Goal of the exercise:
Only the lines from the line containing "Convert this chart to D3.js code." to the line containing "const y = d3.scaleLinear().domain([0, 120]).range([height, 0]);", with both of those lines, are to be repeated exactly. Leave the images out.

Entries with chart source code:
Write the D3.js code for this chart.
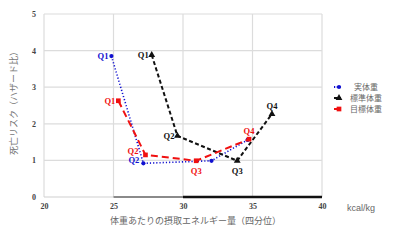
<!DOCTYPE html>
<html>
<head>
<meta charset="utf-8">
<script src="https://cdn.jsdelivr.net/npm/d3@7"></script>
<style>
  body { margin: 0; background: #fff; }
  svg { display: block; }
</style>
</head>
<body>
<svg width="400" height="243"></svg>
<script>
var svg = d3.select("svg"),
    width = 400, height = 243;

// quartile labels
var quartiles = ["Q1", "Q2", "Q3", "Q4"];

// kcal/kg (x) and hazard ratio (y) for each series
var jitsuX = [24.85, 27.15, 32.05, 34.65],
    jitsuY = [3.85, 0.92, 0.99, 1.56];
var hyojunX = [27.75, 29.6, 33.9, 36.4],
    hyojunY = [3.88, 1.67, 0.99, 2.27];
var mokuhyoX = [25.35, 27.3, 30.95, 34.75],
    mokuhyoY = [2.63, 1.15, 0.99, 1.58];

var seriesNames = ["実体重", "標準体重", "目標体重"];
var xTicks = [20, 25, 30, 35, 40];
var yTicks = [0, 1, 2, 3, 4, 5];
// coloured bands on the x axis line
var axisBands = [[20, 25], [25, 30], [30, 40]];

var margin = { left: 44, right: 78, top: 14, bottom: 46 };

var xScale = d3.scaleLinear().domain([20, 40]).range([margin.left, width - margin.right]);
var yScale = d3.scaleLinear().domain([0, 5]).range([height - margin.bottom, margin.top]);

var serif = "'Liberation Serif', 'DejaVu Serif', serif",
    jp = "'Noto Sans CJK JP', sans-serif";

/***********************************************************************************************/
// grid

var grid = svg.append("g");
grid.selectAll(".hgrid").data(yTicks.slice(1)).enter().append("line")
  .attr("x1", xScale(20)).attr("x2", xScale(40))
  .attr("y1", d => yScale(d)).attr("y2", d => yScale(d))
  .style("stroke", "#dcdcdc").style("stroke-width", 1.2);
grid.selectAll(".vgrid").data(xTicks).enter().append("line")
  .attr("x1", d => xScale(d)).attr("x2", d => xScale(d))
  .attr("y1", yScale(0)).attr("y2", yScale(5))
  .style("stroke", "#dcdcdc").style("stroke-width", 1.2);

// x axis line, in three bands
var bandStyle = [{ c: "#d0d0d0", w: 1.2 }, { c: "#8a8a8a", w: 2 }, { c: "#111", w: 2.4 }];
svg.selectAll(".band").data(axisBands).enter().append("line")
  .attr("x1", d => xScale(d[0])).attr("x2", d => xScale(d[1]))
  .attr("y1", yScale(0)).attr("y2", yScale(0))
  .style("stroke", (d, i) => bandStyle[i].c).style("stroke-width", (d, i) => bandStyle[i].w);

// tick labels
var xAxis = svg.append("g").attr("transform", "translate(0," + (yScale(0) + 3) + ")")
  .call(d3.axisBottom(xScale).tickValues(xTicks).tickFormat(d3.format("d")).tickSize(0).tickPadding(3));
xAxis.select(".domain").remove();
xAxis.selectAll("text").style("font-family", serif).style("font-size", "8px").style("font-weight", "bold").style("fill", "#444");

var yAxis = svg.append("g").attr("transform", "translate(" + (xScale(20) - 5) + ",0)")
  .call(d3.axisLeft(yScale).tickValues(yTicks).tickFormat(d3.format("d")).tickSize(0).tickPadding(3));
yAxis.select(".domain").remove();
yAxis.selectAll("text").style("font-family", serif).style("font-size", "8px").style("font-weight", "bold").style("fill", "#444");

// axis titles
svg.append("text").attr("x", 110).attr("y", 224)
  .style("font-family", jp).style("font-size", "9px").style("fill", "#666")
  .text("体重あたりの摂取エネルギー量（四分位）");
svg.append("text").attr("x", 347).attr("y", 211)
  .style("font-family", "'Liberation Sans', sans-serif").style("font-size", "9px").style("fill", "#666")
  .text("kcal/kg");
svg.append("text").attr("transform", "translate(17,101) rotate(-90)")
  .attr("text-anchor", "middle")
  .style("font-family", jp).style("font-size", "9px").style("fill", "#777")
  .text("死亡リスク（ハザード比）");

/***********************************************************************************************/
// series

var series = [
  { name: seriesNames[0], xs: jitsuX, ys: jitsuY, color: "#1010d0", dash: "1.2,2", w: 1.6, sym: d3.symbolCircle, size: 14 },
  { name: seriesNames[1], xs: hyojunX, ys: hyojunY, color: "#111", dash: "4,2.5", w: 2, sym: d3.symbolTriangle, size: 20 },
  { name: seriesNames[2], xs: mokuhyoX, ys: mokuhyoY, color: "#f01010", dash: "7,4", w: 2, sym: d3.symbolSquare, size: 22 }
];

var line = d3.line().x(d => xScale(d[0])).y(d => yScale(d[1]));

series.forEach(s => {
  var pts = s.xs.map((x, i) => [x, s.ys[i]]);
  svg.append("path").datum(pts).attr("d", line)
    .style("fill", "none").style("stroke", s.color)
    .style("stroke-width", s.w).style("stroke-dasharray", s.dash);
  svg.selectAll(null).data(pts).enter().append("path")
    .attr("transform", d => "translate(" + xScale(d[0]) + "," + yScale(d[1]) + ")")
    .attr("d", d3.symbol().type(s.sym).size(s.size))
    .style("fill", s.color);
});

// quartile labels: offsets per series [dx, dy, anchor]
var labelPos = [
  [[-3, 3, "end"], [-4, 0, "end"], null, null],
  [[-3, 3, "end"], [-3, 3, "end"], [0, 13, "middle"], [0, -5, "middle"]],
  [[-3, 3, "end"], [-7, -0.5, "end"], [0, 13, "middle"], [0, -5, "middle"]]
];
series.forEach((s, si) => {
  s.xs.forEach((x, i) => {
    var p = labelPos[si][i];
    if (!p) return;
    svg.append("text")
      .attr("x", xScale(x) + p[0]).attr("y", yScale(s.ys[i]) + p[1])
      .attr("text-anchor", p[2])
      .style("font-family", serif).style("font-size", "8.5px").style("font-weight", "bold")
      .style("fill", s.color)
      .text(quartiles[i]);
  });
});

/***********************************************************************************************/
// legend

var legend = svg.append("g").attr("transform", "translate(334,87)");
series.forEach((s, i) => {
  var g = legend.append("g").attr("transform", "translate(0," + (i * 11) + ")");
  g.append("line").attr("x1", 0).attr("x2", 7).attr("y1", 0).attr("y2", 0)
    .style("stroke", s.color).style("stroke-width", 2).style("stroke-dasharray", i == 0 ? "1.2,1.5" : null);
  g.append("path").attr("transform", "translate(5,0)")
    .attr("d", d3.symbol().type(s.sym).size(s.size)).style("fill", s.color);
  g.append("text").attr("x", 32).attr("y", 3).attr("text-anchor", "middle")
    .style("font-family", jp).style("font-size", "8px").style("fill", "#666")
    .text(s.name);
});
</script>
</body>
</html>
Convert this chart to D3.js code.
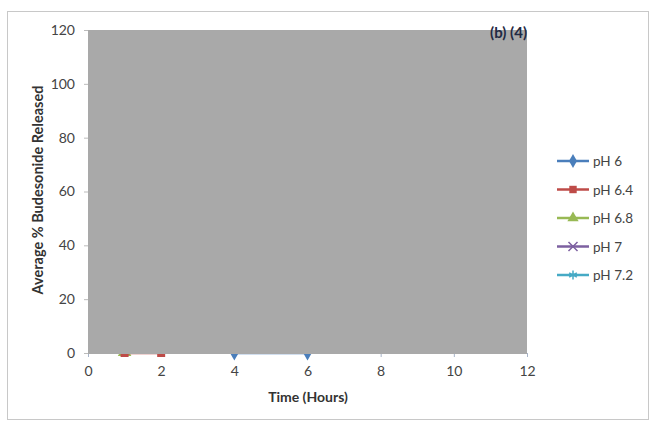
<!DOCTYPE html>
<html>
<head>
<meta charset="utf-8">
<script src="https://cdn.jsdelivr.net/npm/d3@7"></script>
<style>
  body { margin: 0; background: #fff; }
  text { font-family: Lato, "Open Sans", sans-serif; }
</style>
</head>
<body>
<div id="chart"></div>
<script>
// series (only the values near zero are visible, the rest is covered by the grey plot area)
const seriesNames = ["pH 6", "pH 6.4", "pH 6.8", "pH 7", "pH 7.2"];
const seriesColors = ["#4a7ebb", "#be4b48", "#98b954", "#7d60a0", "#46aac5"];
const seriesSymbols = ["diamond", "square", "triangle", "x", "star"];
const timesPH6 = [4, 6];
const valuesPH6 = [0, 0];
const timesPH64 = [1, 2];
const valuesPH64 = [0, 0];
const timesPH68 = [1];
const valuesPH68 = [0.3];
const timesPH7 = [];
const valuesPH7 = [];
const timesPH72 = [];
const valuesPH72 = [];
const xTicks = [0, 2, 4, 6, 8, 10, 12];
const yTicks = [0, 20, 40, 60, 80, 100, 120];

const W = 650, H = 422;
const margin = { top: 30, right: 123, bottom: 69, left: 88 };
const width = W - margin.left - margin.right;
const height = H - margin.top - margin.bottom;

const svg = d3.select("#chart").append("svg")
    .attr("width", W)
    .attr("height", H);

// outer frame
svg.append("rect")
    .attr("x", 7.5).attr("y", 11.5)
    .attr("width", W - 9).attr("height", H - 14)
    .attr("fill", "#fff")
    .attr("stroke", "#c8c8c8");

const g = svg.append("g")
    .attr("transform", "translate(" + margin.left + "," + margin.top + ")");

const x = d3.scaleLinear().domain([0, 12]).range([0, width]);
const y = d3.scaleLinear().domain([0, 120]).range([height, 0]);

// y axis
const yAxis = d3.axisLeft(y).tickValues(yTicks).tickSize(4).tickPadding(9);
const gy = g.append("g").call(yAxis);
gy.select(".domain").attr("stroke", "#bbb");
gy.selectAll(".tick line").attr("stroke", "#bbb");
gy.selectAll(".tick text").attr("fill", "#444").style("font-size", "14px");

// x axis
const xAxis = d3.axisBottom(x).tickValues(xTicks).tickSize(4).tickPadding(9);
const gx = g.append("g").attr("transform", "translate(0," + height + ")").call(xAxis);
gx.select(".domain").attr("stroke", "#bbb");
gx.selectAll(".tick line").attr("stroke", "#a8b4c8");
gx.selectAll(".tick text").attr("fill", "#444").style("font-size", "14px");

// series
const seriesData = [
    { t: timesPH6, v: valuesPH6 },
    { t: timesPH64, v: valuesPH64 },
    { t: timesPH68, v: valuesPH68 },
    { t: timesPH7, v: valuesPH7 },
    { t: timesPH72, v: valuesPH72 }
];

const symbolMap = {
    diamond: d3.symbolDiamond,
    square: d3.symbolSquare,
    triangle: d3.symbolTriangle,
    x: d3.symbolTimes,
    star: d3.symbolAsterisk
};

const line = d3.line().x(d => x(d[0])).y(d => y(d[1]));

// draw green under red so that only its top edge shows
const drawOrder = [0, 2, 1, 3, 4];
drawOrder.forEach(i => {
    const s = seriesData[i];
    const pts = s.t.map((t, k) => [t, s.v[k]]);
    g.append("path")
        .datum(pts)
        .attr("d", line)
        .attr("fill", "none")
        .attr("stroke", seriesColors[i])
        .attr("stroke-width", 2.5);
    g.selectAll(null)
        .data(pts)
        .enter().append("path")
        .attr("transform", d => "translate(" + x(d[0]) + "," + y(d[1]) + ")")
        .attr("d", d3.symbol().type(symbolMap[seriesSymbols[i]]).size(i === 2 ? 80 : 64))
        .attr("fill", seriesColors[i])
        .attr("stroke", seriesColors[i])
        .attr("stroke-width", i >= 3 ? 1.5 : 0);
});

// grey plot area laid over the data
g.append("rect")
    .attr("x", x(0))
    .attr("y", y(120))
    .attr("width", x(12) - x(0))
    .attr("height", y(0) - y(120) + 1)
    .attr("fill", "#a9a9a9");

// panel label
g.append("text")
    .attr("x", x(12))
    .attr("y", y(120) + 8)
    .attr("text-anchor", "end")
    .style("font-size", "15px")
    .style("font-weight", "bold")
    .attr("fill", "#1f2a44")
    .text("(b) (4)");

// axis titles
svg.append("text")
    .attr("x", 308)
    .attr("y", 402)
    .attr("text-anchor", "middle")
    .style("font-size", "14px")
    .style("font-weight", "bold")
    .attr("fill", "#333")
    .text("Time (Hours)");

svg.append("text")
    .attr("transform", "translate(43,190) rotate(-90)")
    .attr("text-anchor", "middle")
    .style("font-size", "14.5px")
    .style("font-weight", "bold")
    .attr("fill", "#333")
    .text("Average % Budesonide Released");

// legend
const legend = svg.append("g").attr("transform", "translate(557,161)");
seriesNames.forEach((name, i) => {
    const item = legend.append("g").attr("transform", "translate(0," + (i * 28.5) + ")");
    item.append("line")
        .attr("x1", 0).attr("x2", 32)
        .attr("stroke", seriesColors[i])
        .attr("stroke-width", 2.5);
    item.append("path")
        .attr("transform", "translate(16,0)")
        .attr("d", d3.symbol().type(symbolMap[seriesSymbols[i]]).size(55))
        .attr("fill", seriesColors[i])
        .attr("stroke", seriesColors[i])
        .attr("stroke-width", i >= 3 ? 1.5 : 0);
    item.append("text")
        .attr("x", 36)
        .attr("y", 5)
        .style("font-size", "13.5px")
        .attr("fill", "#444")
        .text(name);
});
</script>
</body>
</html>
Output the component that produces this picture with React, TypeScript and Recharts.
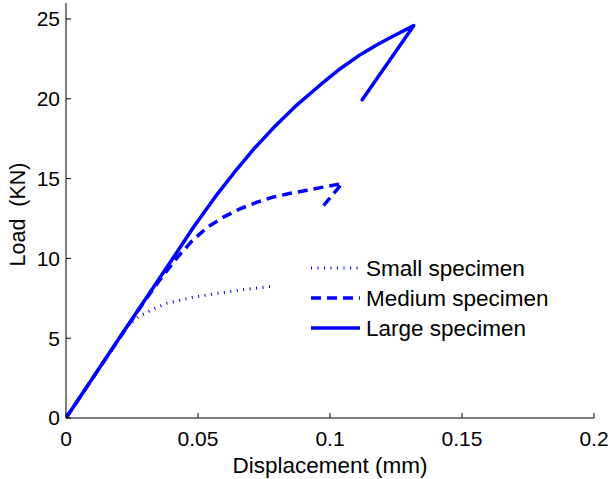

Correct result:
Convert this chart to D3.js code.
<!DOCTYPE html>
<html>
<head>
<meta charset="utf-8">
<script src="https://cdn.jsdelivr.net/npm/d3@7"></script>
<style>
  body { margin: 0; background: #fff; }
  text { font-family: Lato, "Open Sans", sans-serif; }
</style>
</head>
<body>
<div id="chart"></div>
<script>
// series (only the values near zero are visible, the rest is covered by the grey plot area)
const seriesNames = ["pH 6", "pH 6.4", "pH 6.8", "pH 7", "pH 7.2"];
const seriesColors = ["#4a7ebb", "#be4b48", "#98b954", "#7d60a0", "#46aac5"];
const seriesSymbols = ["diamond", "square", "triangle", "x", "star"];
const timesPH6 = [4, 6];
const valuesPH6 = [0, 0];
const timesPH64 = [1, 2];
const valuesPH64 = [0, 0];
const timesPH68 = [1];
const valuesPH68 = [0.3];
const timesPH7 = [];
const valuesPH7 = [];
const timesPH72 = [];
const valuesPH72 = [];
const xTicks = [0, 2, 4, 6, 8, 10, 12];
const yTicks = [0, 20, 40, 60, 80, 100, 120];

const W = 650, H = 422;
const margin = { top: 30, right: 123, bottom: 69, left: 88 };
const width = W - margin.left - margin.right;
const height = H - margin.top - margin.bottom;

const svg = d3.select("#chart").append("svg")
    .attr("width", W)
    .attr("height", H);

// outer frame
svg.append("rect")
    .attr("x", 7.5).attr("y", 11.5)
    .attr("width", W - 9).attr("height", H - 14)
    .attr("fill", "#fff")
    .attr("stroke", "#c8c8c8");

const g = svg.append("g")
    .attr("transform", "translate(" + margin.left + "," + margin.top + ")");

const x = d3.scaleLinear().domain([0, 12]).range([0, width]);
const y = d3.scaleLinear().domain([0, 120]).range([height, 0]);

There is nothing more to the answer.